» **EXERCISE AIM**: Set down word for word the lines running from the line with "What matplotlib code" to the line with "unit = '°C'", ends included. Skip every picture.

» **SUPPLIED INFORMATION**:
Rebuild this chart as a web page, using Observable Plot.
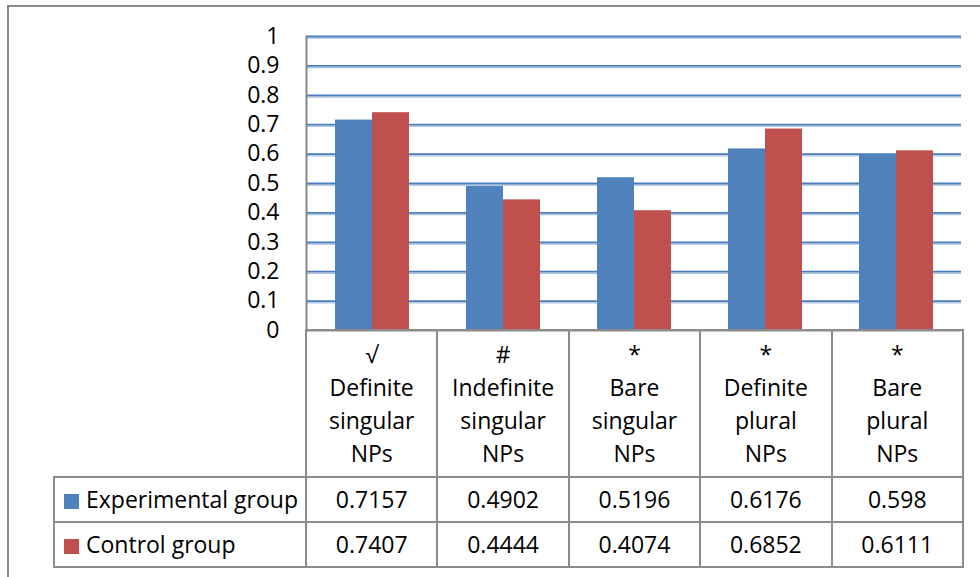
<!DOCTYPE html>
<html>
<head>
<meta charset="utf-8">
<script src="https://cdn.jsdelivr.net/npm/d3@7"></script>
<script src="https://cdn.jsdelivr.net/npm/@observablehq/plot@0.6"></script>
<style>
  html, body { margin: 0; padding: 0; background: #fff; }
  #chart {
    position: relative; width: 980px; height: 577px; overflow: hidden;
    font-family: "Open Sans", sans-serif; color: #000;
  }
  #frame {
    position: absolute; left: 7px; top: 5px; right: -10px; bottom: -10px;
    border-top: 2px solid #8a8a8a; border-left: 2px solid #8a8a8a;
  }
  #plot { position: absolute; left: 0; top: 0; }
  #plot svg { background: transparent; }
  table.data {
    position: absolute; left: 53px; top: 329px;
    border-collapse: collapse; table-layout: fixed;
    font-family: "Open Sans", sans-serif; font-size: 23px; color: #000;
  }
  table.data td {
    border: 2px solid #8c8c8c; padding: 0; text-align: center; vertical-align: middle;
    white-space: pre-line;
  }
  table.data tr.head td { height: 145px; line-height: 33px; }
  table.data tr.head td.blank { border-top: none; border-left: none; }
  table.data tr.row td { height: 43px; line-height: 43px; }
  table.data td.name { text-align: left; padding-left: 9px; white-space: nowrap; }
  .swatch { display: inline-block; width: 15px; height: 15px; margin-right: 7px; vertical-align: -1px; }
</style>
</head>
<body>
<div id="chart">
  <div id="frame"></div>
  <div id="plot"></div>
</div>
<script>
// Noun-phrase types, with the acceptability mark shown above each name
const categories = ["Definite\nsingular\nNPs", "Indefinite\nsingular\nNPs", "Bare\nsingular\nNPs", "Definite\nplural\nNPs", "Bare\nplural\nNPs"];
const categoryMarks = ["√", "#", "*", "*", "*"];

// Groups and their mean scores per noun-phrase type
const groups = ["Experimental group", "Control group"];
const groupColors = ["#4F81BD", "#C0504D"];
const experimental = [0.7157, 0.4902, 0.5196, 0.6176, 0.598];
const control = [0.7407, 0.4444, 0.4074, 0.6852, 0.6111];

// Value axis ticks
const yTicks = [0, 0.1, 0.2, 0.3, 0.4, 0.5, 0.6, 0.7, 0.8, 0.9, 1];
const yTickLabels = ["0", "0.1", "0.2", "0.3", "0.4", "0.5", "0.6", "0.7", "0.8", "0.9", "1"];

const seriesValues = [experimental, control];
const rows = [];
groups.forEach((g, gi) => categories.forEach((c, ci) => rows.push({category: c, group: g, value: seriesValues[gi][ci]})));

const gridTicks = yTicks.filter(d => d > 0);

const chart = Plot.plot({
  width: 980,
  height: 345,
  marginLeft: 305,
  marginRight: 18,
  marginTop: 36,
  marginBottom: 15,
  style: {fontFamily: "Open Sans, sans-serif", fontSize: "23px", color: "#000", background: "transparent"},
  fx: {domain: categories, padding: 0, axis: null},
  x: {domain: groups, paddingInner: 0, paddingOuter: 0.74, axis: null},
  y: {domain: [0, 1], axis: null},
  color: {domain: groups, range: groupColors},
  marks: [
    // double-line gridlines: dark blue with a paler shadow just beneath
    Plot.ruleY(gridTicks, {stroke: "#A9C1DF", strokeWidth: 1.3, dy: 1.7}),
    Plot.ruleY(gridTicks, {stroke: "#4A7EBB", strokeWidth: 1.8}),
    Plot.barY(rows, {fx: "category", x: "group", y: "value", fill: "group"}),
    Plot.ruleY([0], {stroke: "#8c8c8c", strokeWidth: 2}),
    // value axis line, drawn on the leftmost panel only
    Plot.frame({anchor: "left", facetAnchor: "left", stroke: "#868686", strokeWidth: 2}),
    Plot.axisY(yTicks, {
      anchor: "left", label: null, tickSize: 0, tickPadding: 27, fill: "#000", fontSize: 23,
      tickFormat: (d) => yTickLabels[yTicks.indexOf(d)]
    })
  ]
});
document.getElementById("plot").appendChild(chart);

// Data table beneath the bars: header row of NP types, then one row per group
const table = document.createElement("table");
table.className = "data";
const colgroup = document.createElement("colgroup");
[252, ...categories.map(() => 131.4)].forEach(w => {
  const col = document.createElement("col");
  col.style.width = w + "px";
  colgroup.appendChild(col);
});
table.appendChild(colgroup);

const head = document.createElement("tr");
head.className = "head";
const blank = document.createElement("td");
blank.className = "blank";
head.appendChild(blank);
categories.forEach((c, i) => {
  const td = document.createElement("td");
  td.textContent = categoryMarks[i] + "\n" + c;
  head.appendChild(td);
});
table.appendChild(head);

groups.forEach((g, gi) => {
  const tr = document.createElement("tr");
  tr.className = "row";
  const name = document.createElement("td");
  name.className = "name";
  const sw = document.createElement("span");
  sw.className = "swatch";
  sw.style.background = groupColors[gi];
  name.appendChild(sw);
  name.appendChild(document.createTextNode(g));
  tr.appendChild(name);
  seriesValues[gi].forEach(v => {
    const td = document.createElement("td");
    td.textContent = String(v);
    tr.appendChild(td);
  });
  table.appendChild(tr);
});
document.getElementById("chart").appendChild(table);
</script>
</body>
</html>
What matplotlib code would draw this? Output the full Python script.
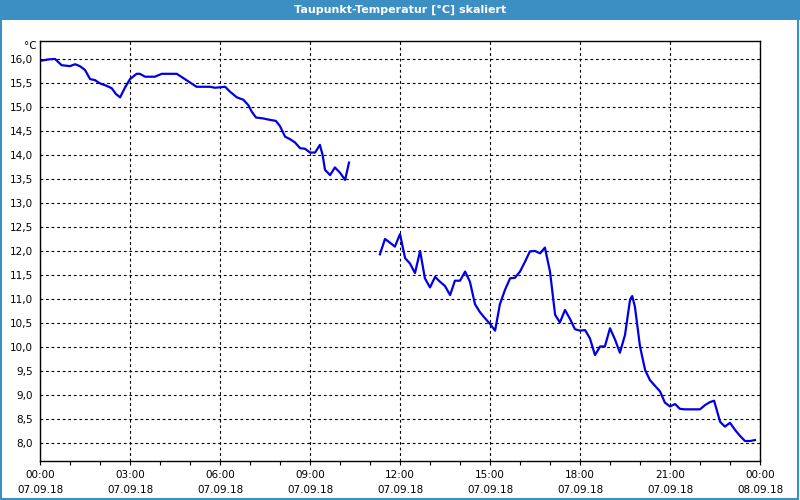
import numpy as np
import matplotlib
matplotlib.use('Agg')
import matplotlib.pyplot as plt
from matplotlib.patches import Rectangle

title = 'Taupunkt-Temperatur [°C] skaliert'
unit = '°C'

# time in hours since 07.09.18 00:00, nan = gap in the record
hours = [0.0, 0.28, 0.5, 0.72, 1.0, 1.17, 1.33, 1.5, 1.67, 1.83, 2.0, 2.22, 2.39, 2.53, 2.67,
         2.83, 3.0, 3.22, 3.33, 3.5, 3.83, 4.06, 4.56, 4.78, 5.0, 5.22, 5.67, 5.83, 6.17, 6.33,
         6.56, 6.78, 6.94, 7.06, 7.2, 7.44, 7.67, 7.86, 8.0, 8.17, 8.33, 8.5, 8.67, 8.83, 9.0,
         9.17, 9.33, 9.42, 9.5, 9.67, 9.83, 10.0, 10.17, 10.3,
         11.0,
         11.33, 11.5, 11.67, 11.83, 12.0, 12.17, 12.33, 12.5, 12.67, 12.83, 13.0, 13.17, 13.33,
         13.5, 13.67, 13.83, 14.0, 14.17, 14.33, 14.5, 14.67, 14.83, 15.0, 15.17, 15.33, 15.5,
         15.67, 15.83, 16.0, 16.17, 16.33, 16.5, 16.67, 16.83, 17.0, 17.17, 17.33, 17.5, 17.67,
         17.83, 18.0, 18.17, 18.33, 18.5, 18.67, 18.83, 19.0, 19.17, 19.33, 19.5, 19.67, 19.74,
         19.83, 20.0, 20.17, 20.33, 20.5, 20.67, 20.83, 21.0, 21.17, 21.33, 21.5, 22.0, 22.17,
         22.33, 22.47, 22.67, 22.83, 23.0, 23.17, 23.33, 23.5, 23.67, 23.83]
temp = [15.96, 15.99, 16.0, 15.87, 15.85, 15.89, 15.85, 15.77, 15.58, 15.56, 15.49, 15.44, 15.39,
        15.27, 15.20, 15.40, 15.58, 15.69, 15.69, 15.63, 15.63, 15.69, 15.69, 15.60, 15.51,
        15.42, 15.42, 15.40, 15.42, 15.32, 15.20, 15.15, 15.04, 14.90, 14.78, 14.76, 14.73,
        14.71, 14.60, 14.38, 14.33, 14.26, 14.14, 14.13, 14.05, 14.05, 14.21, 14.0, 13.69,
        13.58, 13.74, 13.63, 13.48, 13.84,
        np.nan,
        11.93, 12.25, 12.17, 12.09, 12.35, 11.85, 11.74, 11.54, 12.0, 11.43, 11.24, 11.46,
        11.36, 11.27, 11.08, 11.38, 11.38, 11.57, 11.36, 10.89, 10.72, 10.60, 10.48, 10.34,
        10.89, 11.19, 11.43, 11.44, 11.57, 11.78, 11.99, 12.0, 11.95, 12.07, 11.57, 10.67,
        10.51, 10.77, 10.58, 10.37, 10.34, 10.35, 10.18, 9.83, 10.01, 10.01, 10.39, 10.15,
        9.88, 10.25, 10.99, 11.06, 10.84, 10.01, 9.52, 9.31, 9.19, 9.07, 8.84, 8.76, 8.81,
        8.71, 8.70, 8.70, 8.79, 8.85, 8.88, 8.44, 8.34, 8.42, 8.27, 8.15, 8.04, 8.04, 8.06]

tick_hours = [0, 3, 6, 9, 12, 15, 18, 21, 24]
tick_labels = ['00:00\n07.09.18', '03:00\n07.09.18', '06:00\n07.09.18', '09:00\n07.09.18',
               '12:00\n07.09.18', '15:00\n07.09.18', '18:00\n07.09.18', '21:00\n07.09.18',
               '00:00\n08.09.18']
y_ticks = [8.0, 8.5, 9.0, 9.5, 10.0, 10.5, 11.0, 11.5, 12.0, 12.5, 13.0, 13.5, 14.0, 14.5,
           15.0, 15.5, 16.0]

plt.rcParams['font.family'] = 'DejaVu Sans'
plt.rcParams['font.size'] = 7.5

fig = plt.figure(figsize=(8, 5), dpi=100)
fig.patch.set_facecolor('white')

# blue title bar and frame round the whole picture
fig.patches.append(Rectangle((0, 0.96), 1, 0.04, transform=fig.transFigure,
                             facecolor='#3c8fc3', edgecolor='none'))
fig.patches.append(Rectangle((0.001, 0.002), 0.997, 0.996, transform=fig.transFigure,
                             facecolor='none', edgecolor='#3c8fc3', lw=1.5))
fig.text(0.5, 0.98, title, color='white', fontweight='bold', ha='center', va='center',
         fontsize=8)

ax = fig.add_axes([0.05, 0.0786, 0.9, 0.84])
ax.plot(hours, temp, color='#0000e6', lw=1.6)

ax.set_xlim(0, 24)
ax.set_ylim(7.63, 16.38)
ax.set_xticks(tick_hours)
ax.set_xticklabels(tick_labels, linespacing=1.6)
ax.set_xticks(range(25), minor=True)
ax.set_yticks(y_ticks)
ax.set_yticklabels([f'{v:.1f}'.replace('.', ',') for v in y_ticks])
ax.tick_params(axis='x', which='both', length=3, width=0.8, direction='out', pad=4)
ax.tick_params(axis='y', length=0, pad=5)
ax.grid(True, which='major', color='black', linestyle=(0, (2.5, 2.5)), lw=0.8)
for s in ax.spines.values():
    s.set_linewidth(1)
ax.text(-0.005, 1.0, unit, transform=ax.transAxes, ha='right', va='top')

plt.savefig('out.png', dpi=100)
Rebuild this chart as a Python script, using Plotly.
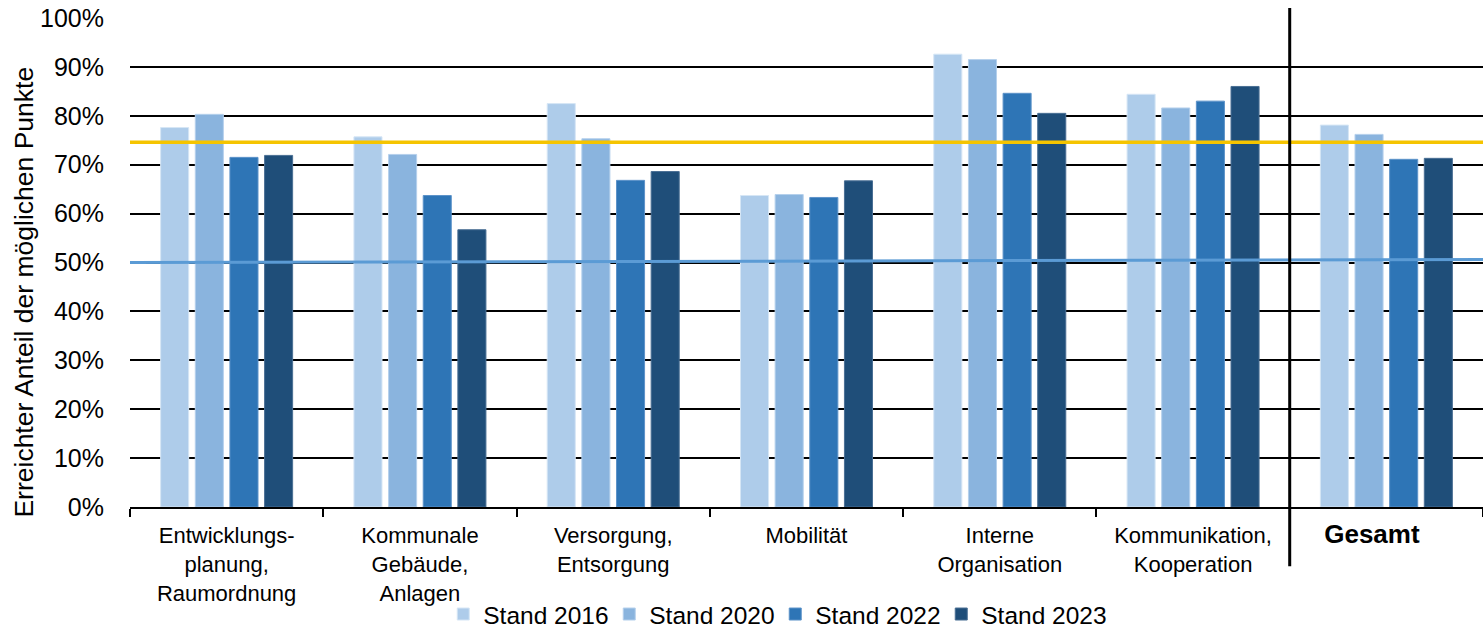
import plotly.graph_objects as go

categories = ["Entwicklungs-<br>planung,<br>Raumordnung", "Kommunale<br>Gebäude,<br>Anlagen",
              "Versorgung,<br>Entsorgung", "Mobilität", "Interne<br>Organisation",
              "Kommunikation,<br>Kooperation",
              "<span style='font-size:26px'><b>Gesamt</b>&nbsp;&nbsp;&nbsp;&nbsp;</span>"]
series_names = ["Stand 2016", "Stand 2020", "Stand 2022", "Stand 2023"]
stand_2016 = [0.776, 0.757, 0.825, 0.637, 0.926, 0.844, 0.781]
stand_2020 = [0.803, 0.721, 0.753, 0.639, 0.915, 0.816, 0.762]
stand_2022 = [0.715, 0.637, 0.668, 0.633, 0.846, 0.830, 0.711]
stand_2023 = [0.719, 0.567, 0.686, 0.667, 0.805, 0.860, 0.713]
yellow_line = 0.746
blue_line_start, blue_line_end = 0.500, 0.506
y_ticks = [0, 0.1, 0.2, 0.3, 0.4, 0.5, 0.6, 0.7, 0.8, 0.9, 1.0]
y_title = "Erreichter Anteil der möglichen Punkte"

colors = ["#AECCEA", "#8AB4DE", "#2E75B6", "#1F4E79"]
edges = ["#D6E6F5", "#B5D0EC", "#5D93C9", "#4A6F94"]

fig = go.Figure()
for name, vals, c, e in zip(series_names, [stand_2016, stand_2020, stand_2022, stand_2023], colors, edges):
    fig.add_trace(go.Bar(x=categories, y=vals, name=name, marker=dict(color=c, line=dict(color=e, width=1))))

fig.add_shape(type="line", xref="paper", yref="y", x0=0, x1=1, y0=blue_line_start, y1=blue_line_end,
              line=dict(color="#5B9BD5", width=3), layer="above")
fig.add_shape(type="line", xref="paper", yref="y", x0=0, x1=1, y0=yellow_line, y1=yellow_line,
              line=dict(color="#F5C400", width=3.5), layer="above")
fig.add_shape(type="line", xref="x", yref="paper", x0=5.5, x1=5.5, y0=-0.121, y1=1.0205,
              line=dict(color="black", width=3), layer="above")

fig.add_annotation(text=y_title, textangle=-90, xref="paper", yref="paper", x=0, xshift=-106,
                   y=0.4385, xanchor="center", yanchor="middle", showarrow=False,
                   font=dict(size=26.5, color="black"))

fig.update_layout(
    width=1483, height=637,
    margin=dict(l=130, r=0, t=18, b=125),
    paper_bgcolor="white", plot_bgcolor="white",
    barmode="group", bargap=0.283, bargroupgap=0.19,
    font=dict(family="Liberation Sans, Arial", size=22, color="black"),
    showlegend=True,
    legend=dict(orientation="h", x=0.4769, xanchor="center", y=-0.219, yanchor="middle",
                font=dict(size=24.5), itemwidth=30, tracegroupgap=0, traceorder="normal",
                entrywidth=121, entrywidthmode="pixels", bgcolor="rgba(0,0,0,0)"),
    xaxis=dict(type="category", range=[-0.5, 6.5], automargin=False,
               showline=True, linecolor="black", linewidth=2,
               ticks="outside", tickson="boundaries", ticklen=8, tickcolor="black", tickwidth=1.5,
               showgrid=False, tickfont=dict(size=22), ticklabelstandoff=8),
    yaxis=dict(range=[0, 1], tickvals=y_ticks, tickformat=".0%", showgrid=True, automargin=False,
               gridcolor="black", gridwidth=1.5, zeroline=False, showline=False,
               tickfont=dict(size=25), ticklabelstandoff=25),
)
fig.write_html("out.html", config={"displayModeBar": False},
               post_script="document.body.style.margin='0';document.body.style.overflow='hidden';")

» **TASK RESPONSE**:
What matplotlib code would draw this? Output the full Python script.
import numpy as np
import matplotlib
matplotlib.use('Agg')
import matplotlib.pyplot as plt
from matplotlib.patches import Rectangle

title = 'Taupunkt-Temperatur [°C] skaliert'
unit = '°C'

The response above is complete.